En premier lieu, le tribunal rappelle le principe fondamental selon lequel "l'information appropriée des candidats sur les critères d'attribution d'un marché public est nécessaire, dès l'engagement de la procédure d'attribution du marché". Cette exigence s'applique non seulement aux critères principaux mais également aux sous-critères dès lors que "eu égard à leur nature et à l'importance de cette pondération ou hiérarchisation, ils sont susceptibles d'exercer une influence sur la présentation des offres par les candidats ainsi que sur leur sélection".
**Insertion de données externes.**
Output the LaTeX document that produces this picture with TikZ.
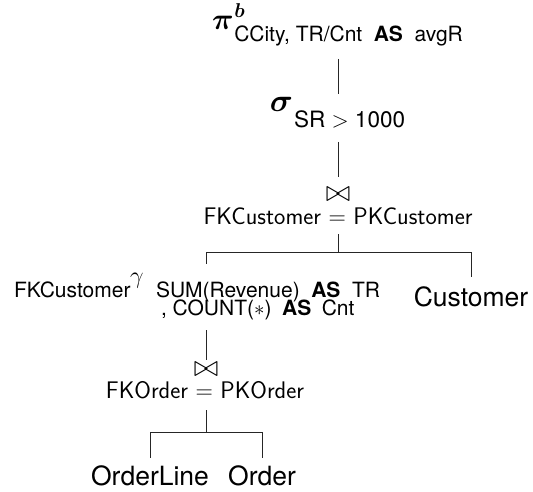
\RequirePackage{fix-cm}
\documentclass[tikz,border=0pt]{standalone}
\usepackage{amsmath}
\usepackage{fontspec}
\setmainfont{TeX Gyre Heros}
\usetikzlibrary{calc}
\newcommand{\fsz}[1]{\fontsize{#1}{#1}\selectfont}
\begin{document}
\begin{tikzpicture}[x=1pt,y=-1pt,
  every node/.style={inner sep=0pt,outer sep=0pt},
  lbl/.style={anchor=base},
  lblw/.style={anchor=base west},
  edge/.style={draw=black!85,line width=0.8pt}]
\useasboundingbox (0,0) rectangle (533,492);
% nodes
\node[lbl] (pi) at (337.5,30) {\fsz{30}$\boldsymbol{\pi}$\kern0.5pt\rlap{\raisebox{12pt}{\fsz{20}$\boldsymbol{b}$}}\raisebox{-12pt}{\fsz{21}CCity, TR/Cnt\hspace{0.55em}\textbf{AS}\hspace{0.55em}avgR}};
\node[lbl] (sigma) at (337.5,112) {\fsz{32}$\boldsymbol{\sigma}$\kern1pt\raisebox{-16pt}{\fsz{22.5}SR $>$ 1000}};
\node[lbl] (j1) at (338,201) {\fsz{30}$\bowtie$};
\node[lbl] (c1) at (338,224) {\sffamily\fsz{24}FKCustomer $=$ PKCustomer};
\node[lbl] (cust) at (471,306) {\fsz{26.5}Customer};
\node[lblw] (gk) at (14,297) {\fsz{21}FKCustomer};
\node[lblw] (gg) at (130,283) {\fsz{24}$\gamma$};
\node[lblw] (gs1) at (156,297) {\fsz{21}SUM(Revenue)\hspace{0.55em}\textbf{AS}\hspace{0.55em}TR};
\node[lblw] (gs2) at (161,315) {\fsz{21}, COUNT($*$)\hspace{0.5em}\textbf{AS}\hspace{0.5em}Cnt};
\node[lbl] (j2) at (206,376) {\fsz{30}$\bowtie$};
\node[lbl] (c2) at (205,398) {\sffamily\fsz{24}FKOrder $=$ PKOrder};
\node[lbl] (ol) at (150,485) {\fsz{26.5}OrderLine};
\node[lbl] (ord) at (262,485) {\fsz{26.5}Order};
% connectors
\coordinate (fork1) at ($(c1.base)+(0,28)$);
\coordinate (fork2) at ($(j2.base |- c2.base)+(0,34)$);
\draw[edge] ($(j1.base |- pi.base)+(0,29)$) -- ($(j1.base |- sigma.base)+(0,-18)$);
\draw[edge] ($(j1.base |- sigma.base)+(0,30)$) -- ($(j1.base)+(0,-24)$);
\draw[edge] ($(c1.base)+(0,10)$) -- (fork1);
\draw[edge] (fork1 -| j2.base) -- (fork1 -| cust.base);
\draw[edge] (fork1 -| j2.base) -- ($(j2.base |- gs1.base)+(0,-33)$);
\draw[edge] (fork1 -| cust.base) -- ($(cust.base)+(0,-29)$);
\draw[edge] ($(j2.base |- gs2.base)+(0,15)$) -- ($(j2.base)+(0,-16)$);
\draw[edge] ($(j2.base |- c2.base)+(0,12)$) -- (fork2);
\draw[edge] (fork2 -| ol.base) -- (fork2 -| ord.base);
\draw[edge] (fork2 -| ol.base) -- ($(ol.base)+(0,-27)$);
\draw[edge] (fork2 -| ord.base) -- ($(ord.base)+(0,-27)$);
\end{tikzpicture}
\end{document}
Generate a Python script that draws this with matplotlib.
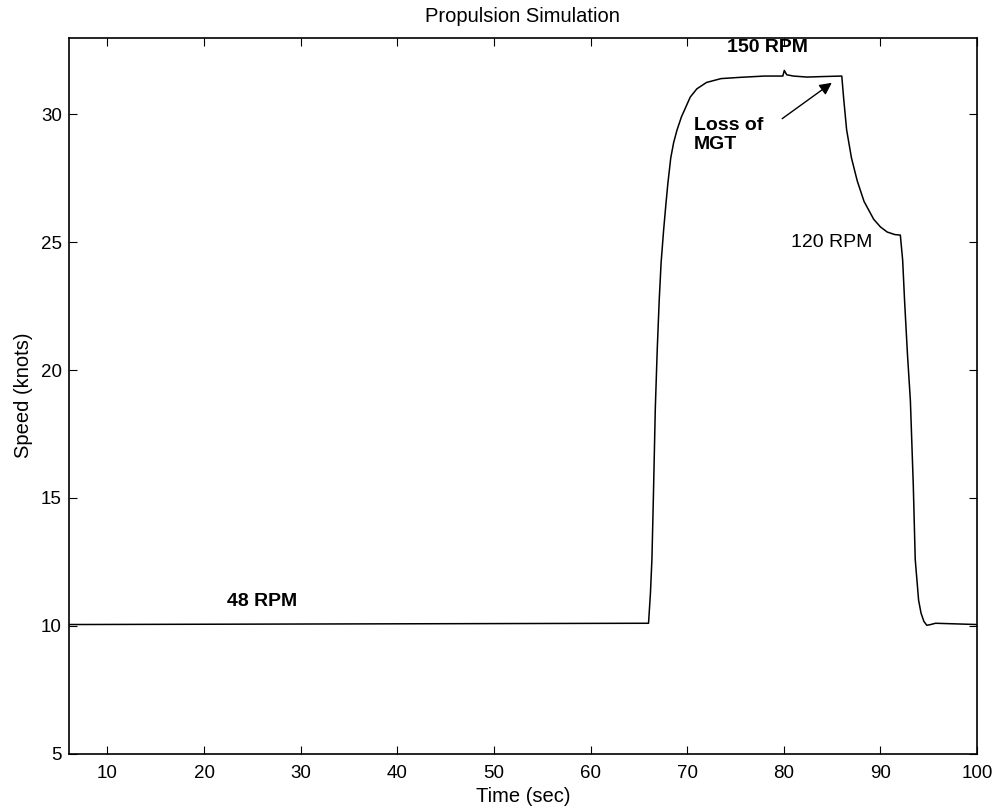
import matplotlib
matplotlib.use("Agg")
import matplotlib.pyplot as plt

plt.rcParams['font.family'] = ['Liberation Sans', 'DejaVu Sans']

# speed trace
time_sec = [6.0, 66.0, 66.2, 66.35, 66.5, 66.7, 66.9, 67.1, 67.3, 67.56, 67.8, 68.0,
            68.3, 68.6, 68.94, 69.4, 70.32, 71.0, 72.0, 73.5, 75.5, 78.0, 79.9,
            80.05, 80.3, 81.0, 82.4, 84.0, 86.0, 86.2, 86.5, 87.0, 87.6, 88.3,
            89.3, 90.0, 90.7, 91.5, 92.06, 92.3, 92.5, 92.8, 93.1, 93.4, 93.6,
            93.95, 94.2, 94.5, 94.8, 95.2, 95.7, 100.0]
speed_knots = [10.05, 10.1, 11.3, 12.6, 15.0, 18.5, 20.8, 22.7, 24.2, 25.47, 26.5, 27.3,
               28.3, 28.9, 29.38, 29.9, 30.68, 31.0, 31.25, 31.4, 31.45, 31.5, 31.5,
               31.72, 31.55, 31.5, 31.46, 31.48, 31.5, 30.6, 29.4, 28.3, 27.4, 26.6,
               25.9, 25.6, 25.4, 25.3, 25.28, 24.3, 22.7, 20.6, 18.8, 15.5, 12.6,
               11.0, 10.5, 10.17, 10.02, 10.05, 10.1, 10.05]

x_ticks = [10, 20, 30, 40, 50, 60, 70, 80, 90, 100]
y_ticks = [5, 10, 15, 20, 25, 30]

fig = plt.figure(figsize=(9.97, 8.09), dpi=100)
ax = fig.add_axes([0.069, 0.0684, 0.911, 0.885])

ax.plot(time_sec, speed_knots, color='k', linewidth=1.1)

ax.set_xlim(6, 100)
ax.set_ylim(5, 33)
ax.set_xticks(x_ticks)
ax.set_yticks(y_ticks)
ax.tick_params(direction='in', length=6, width=0.8, labelsize=13.5, top=True, right=True)
ax.tick_params(axis='x', pad=8)
ax.tick_params(axis='y', pad=5)
for s in ax.spines.values():
    s.set_linewidth(1.2)

ax.set_title("Propulsion Simulation", fontsize=14.5, pad=11)
ax.set_xlabel("Time (sec)", fontsize=14.5, labelpad=4)
ax.set_ylabel("Speed (knots)", fontsize=14.5, labelpad=6)

# annotations
ax.text(78.3, 32.6, "150 RPM", fontsize=14, fontweight='bold', ha='center', va='center')
ax.text(26.0, 10.94, "48 RPM", fontsize=14, fontweight='bold', ha='center', va='center')
ax.text(85.0, 25.0, "120 RPM", fontsize=14, ha='center', va='center')
ax.text(70.7, 29.2, "Loss of\nMGT", fontsize=14, fontweight='bold', ha='left', va='center',
        linespacing=1.1)
ax.annotate("", xy=(85.2, 31.3), xytext=(79.6, 29.77),
            arrowprops=dict(arrowstyle='-|>', color='k', lw=1.0, mutation_scale=18))

fig.savefig("out.png", dpi=100)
En deuxième lieu, les juges soulignent la distinction entre sous-critères devant être portés à la connaissance des candidats et simples éléments d'appréciation. En l'espèce, la commune avait utilisé cinq items pour évaluer le sous-critère "note méthodologique", dont un item "phasage" pondéré différemment des autres (10 points contre 5 points). Le tribunal considère que ces items, compte tenu de leur pondération différenciée et de leur importance, "ne peuvent être considérés comme de simples éléments d'appréciation" mais constituent de véritables sous-critères qui auraient dû être communiqués aux candidats.
Selon le tribunal, les cinq items, à savoir les références, les délais, la consolidation des sols, la consolidation des fondations et le phasage, ne peuvent être considérés comme de simples éléments d'appréciation car :
- Ils ne correspondent pas directement aux éléments annoncés dans les documents de consultation. Le règlement de la consultation mentionnait que la note méthodologique devait décrire le mode opératoire, préciser le nombre et les compétences des personnes sur le chantier, les modalités d'exécution, la proposition d'installation du chantier, le matériel à disposition et tout ce qui porte sur la réalisation des travaux. Les cinq items retenus par la commune pour l'analyse des offres ne reprennent pas ces éléments.
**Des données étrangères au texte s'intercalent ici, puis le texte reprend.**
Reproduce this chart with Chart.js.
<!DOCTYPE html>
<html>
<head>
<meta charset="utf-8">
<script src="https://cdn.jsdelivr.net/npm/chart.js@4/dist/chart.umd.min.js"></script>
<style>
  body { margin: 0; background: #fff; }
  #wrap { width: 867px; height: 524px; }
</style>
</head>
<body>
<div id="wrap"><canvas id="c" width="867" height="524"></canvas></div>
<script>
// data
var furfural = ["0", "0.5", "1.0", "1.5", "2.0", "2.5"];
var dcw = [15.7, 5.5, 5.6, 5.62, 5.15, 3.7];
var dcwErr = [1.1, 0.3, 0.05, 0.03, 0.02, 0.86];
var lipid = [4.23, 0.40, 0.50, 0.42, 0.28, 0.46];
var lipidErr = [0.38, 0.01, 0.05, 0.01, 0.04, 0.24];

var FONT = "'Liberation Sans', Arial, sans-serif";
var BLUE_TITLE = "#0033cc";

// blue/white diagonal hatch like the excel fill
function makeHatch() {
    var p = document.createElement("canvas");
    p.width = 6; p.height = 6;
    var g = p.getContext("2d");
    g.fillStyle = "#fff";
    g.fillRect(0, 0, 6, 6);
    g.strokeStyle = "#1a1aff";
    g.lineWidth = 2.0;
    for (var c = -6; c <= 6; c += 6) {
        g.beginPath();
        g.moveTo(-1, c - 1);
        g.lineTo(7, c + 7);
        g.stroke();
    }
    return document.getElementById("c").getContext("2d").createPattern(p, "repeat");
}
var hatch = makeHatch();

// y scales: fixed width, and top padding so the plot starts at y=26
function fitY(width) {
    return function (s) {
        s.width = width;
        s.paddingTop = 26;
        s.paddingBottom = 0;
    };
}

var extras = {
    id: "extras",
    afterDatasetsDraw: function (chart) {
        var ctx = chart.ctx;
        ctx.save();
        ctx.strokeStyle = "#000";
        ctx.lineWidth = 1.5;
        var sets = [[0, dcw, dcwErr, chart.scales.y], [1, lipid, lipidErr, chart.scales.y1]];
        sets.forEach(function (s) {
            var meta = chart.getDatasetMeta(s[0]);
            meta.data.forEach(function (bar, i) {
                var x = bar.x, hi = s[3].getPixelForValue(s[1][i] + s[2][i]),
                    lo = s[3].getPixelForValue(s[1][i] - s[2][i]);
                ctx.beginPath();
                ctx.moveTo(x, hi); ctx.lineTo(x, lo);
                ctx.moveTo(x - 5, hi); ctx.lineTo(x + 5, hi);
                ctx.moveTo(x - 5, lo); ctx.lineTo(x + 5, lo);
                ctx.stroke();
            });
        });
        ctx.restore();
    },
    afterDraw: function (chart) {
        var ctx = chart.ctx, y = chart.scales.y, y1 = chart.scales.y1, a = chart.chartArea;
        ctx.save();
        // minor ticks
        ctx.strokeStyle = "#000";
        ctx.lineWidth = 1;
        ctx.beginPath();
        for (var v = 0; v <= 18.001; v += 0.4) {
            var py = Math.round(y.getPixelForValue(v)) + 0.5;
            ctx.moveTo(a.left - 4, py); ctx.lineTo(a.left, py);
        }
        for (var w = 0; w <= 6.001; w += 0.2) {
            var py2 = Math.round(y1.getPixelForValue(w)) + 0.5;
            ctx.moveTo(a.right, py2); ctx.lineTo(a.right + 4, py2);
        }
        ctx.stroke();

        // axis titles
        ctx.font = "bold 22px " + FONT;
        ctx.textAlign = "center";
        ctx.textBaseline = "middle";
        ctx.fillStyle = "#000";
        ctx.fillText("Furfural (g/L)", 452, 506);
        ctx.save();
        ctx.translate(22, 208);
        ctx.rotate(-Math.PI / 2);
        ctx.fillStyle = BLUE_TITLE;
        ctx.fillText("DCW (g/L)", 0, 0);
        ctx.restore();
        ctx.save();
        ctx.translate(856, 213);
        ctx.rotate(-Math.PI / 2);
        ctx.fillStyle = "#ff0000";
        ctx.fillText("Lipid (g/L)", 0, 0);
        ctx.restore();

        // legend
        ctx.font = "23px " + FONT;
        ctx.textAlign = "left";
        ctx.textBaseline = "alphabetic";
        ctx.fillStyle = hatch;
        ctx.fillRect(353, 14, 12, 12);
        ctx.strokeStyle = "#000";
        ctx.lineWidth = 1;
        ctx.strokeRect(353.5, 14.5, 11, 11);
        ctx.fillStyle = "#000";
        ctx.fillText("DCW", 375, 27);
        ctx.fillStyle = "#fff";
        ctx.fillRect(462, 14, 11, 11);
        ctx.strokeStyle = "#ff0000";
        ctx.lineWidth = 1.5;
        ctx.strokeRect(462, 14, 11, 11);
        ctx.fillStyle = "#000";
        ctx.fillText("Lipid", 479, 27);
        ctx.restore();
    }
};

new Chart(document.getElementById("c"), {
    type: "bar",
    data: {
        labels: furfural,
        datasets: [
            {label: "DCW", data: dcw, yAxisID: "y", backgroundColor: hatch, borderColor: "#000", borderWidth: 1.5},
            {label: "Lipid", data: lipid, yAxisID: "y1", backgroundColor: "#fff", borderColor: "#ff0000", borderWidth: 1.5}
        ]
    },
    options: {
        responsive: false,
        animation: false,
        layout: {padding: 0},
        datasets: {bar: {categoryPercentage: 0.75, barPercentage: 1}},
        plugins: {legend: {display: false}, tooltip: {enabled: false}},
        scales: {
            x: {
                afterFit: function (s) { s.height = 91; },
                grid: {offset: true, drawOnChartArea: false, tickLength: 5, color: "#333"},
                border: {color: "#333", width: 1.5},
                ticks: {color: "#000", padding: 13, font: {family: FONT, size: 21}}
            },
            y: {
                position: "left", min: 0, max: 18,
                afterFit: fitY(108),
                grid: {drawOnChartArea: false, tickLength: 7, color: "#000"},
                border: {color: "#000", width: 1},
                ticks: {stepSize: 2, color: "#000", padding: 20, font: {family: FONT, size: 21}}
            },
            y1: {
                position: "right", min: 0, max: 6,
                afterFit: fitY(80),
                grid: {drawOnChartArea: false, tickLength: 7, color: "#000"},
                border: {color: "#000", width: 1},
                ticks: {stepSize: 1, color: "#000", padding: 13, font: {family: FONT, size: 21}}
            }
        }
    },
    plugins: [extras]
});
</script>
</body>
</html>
- Le sous-critère du phasage a une pondération différente et une importance particulière. Il est noté sur 10 points, tandis que les quatre autres items sont notés sur 5 points chacun. Cette différence de pondération implique que le phasage a un poids significatif dans l'évaluation de la note méthodologique.
- En raison de leur nature et de leur importance, ces cinq items doivent être considérés comme de véritables sous-critères du sous-critère "note méthodologique" et comme de véritables critères d'analyse et de sélection des offres.
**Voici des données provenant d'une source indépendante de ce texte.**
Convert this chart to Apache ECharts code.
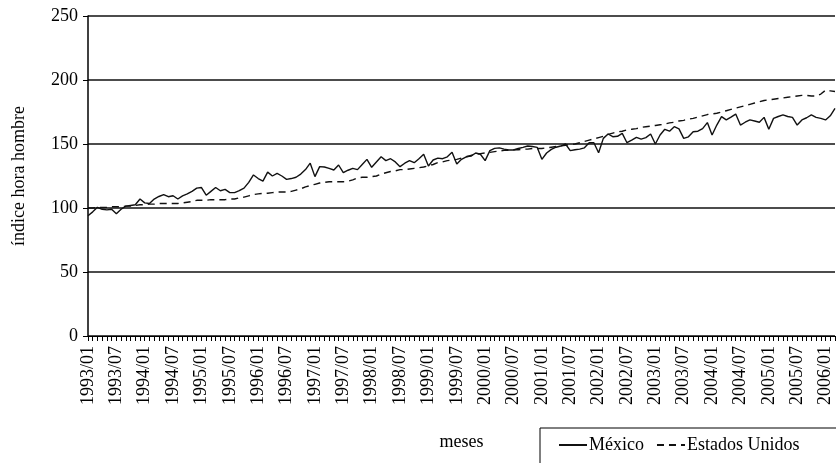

En somme, ce n'est pas la nature des items qui les disqualifie comme simples éléments d'appréciation, mais plutôt le fait qu'ils ne correspondent pas aux éléments annoncés dans le règlement de la consultation et surtout la pondération spécifique accordée à l'item relatif au phasage qui montre que ces éléments sont devenus de véritables sous-critères ayant une influence significative sur l'évaluation des offres.
En troisième lieu, la décision souligne l'obligation pour le pouvoir adjudicateur de ne pas dénaturer les offres lors de leur analyse. Le tribunal censure l'appréciation portée sur l'offre de la société requérante concernant le phasage des travaux, considérant qu'il ne résultait pas de l'instruction que cette offre méconnaissait les prescriptions du cahier des clauses techniques particulières.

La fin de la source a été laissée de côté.